Liverpool, ancien port de l'empire britannique, a connu un déclin industriel suivi d'une tentative de revalorisation patrimoniale et touristique. Sa structure urbaine est fragmentée, son port longtemps déconnecté du reste de la ville.
Marseille | Liverpool | |
Trame urbaine | Ancienne, organique, port intégré | Trame industrielle, port séparé |
Urbanité | Populaire, spontanée, conflictuelle | Fragmentée, réhabilitée, touristique |
Mémoire coloniale | Très présente et visible | Musée, patrimonialisation plus distante |
Paris vs Londres : capitales contrastées
Paris est la quintessence du modèle latin : ville dense, centralisée, patrimonialisée, avec une hiérarchie urbaine claire et une forte mise en scène de l'espace public. L'État y joue un rôle majeur dans l'aménagement.
Londres, à l'inverse, est une ville composite, polycentrique, verte et souple. Sa croissance par agrégation de villages en a fait une métropole décentralisée où l'espace public est plus diffus, où le logement individuel domine, et où la ville se transforme par touches successives plus que par projets directifs.
Paris | Londres | |
Organisation spatiale | Centralisée, hiérarchisée, étoilée | Polycentrique, décentralisée |
Densité | Forte, maîtrisée | Moyenne à faible, étalement important |
Espace public | Monumental, actif, piétonnisé | Parcellaire, vert, diffus |
Rapport au patrimoine | Codifié, protégé, mise en scène | Souple, intégré à l'évolution continue |
Rôle de l'État | Fort, centralisé | Plus local, réparti entre entités publiques |
Conclusion : une urbanité française qui se perd...
La France s'est historiquement inscrite dans le modèle latin : villes denses, centres actifs, vie de rue, mixité des usages.
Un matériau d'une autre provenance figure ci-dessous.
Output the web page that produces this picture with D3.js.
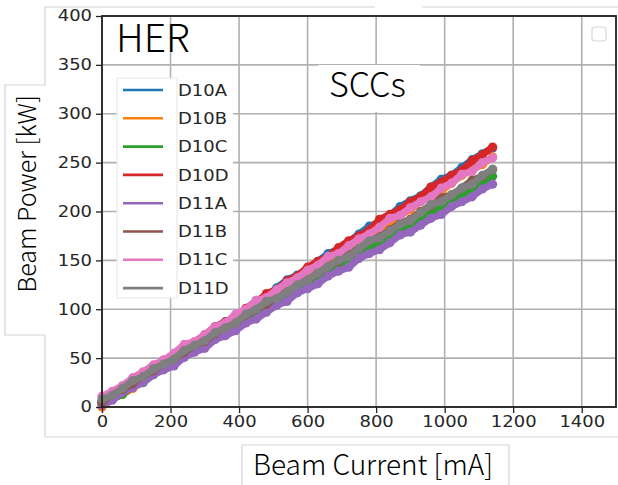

Cependant, depuis les années 1960, ce modèle tend à s'éroder en périphérie : pavillonnaires, zones commerciales, zones d'activités, traitement technique des voiries...
L'enjeu contemporain est de réconcilier ces deux logiques : maintenir la richesse de l'urbanité latine tout en réinterrogeant les formes périurbaines issues de la "modernité" des 30 glorieuses pour qu'elles puissent se réintegrer ans des logiques urbaines "latines" porteuses de sociabilité, de proximité, et d'efficacité écologique et fonctionnelle.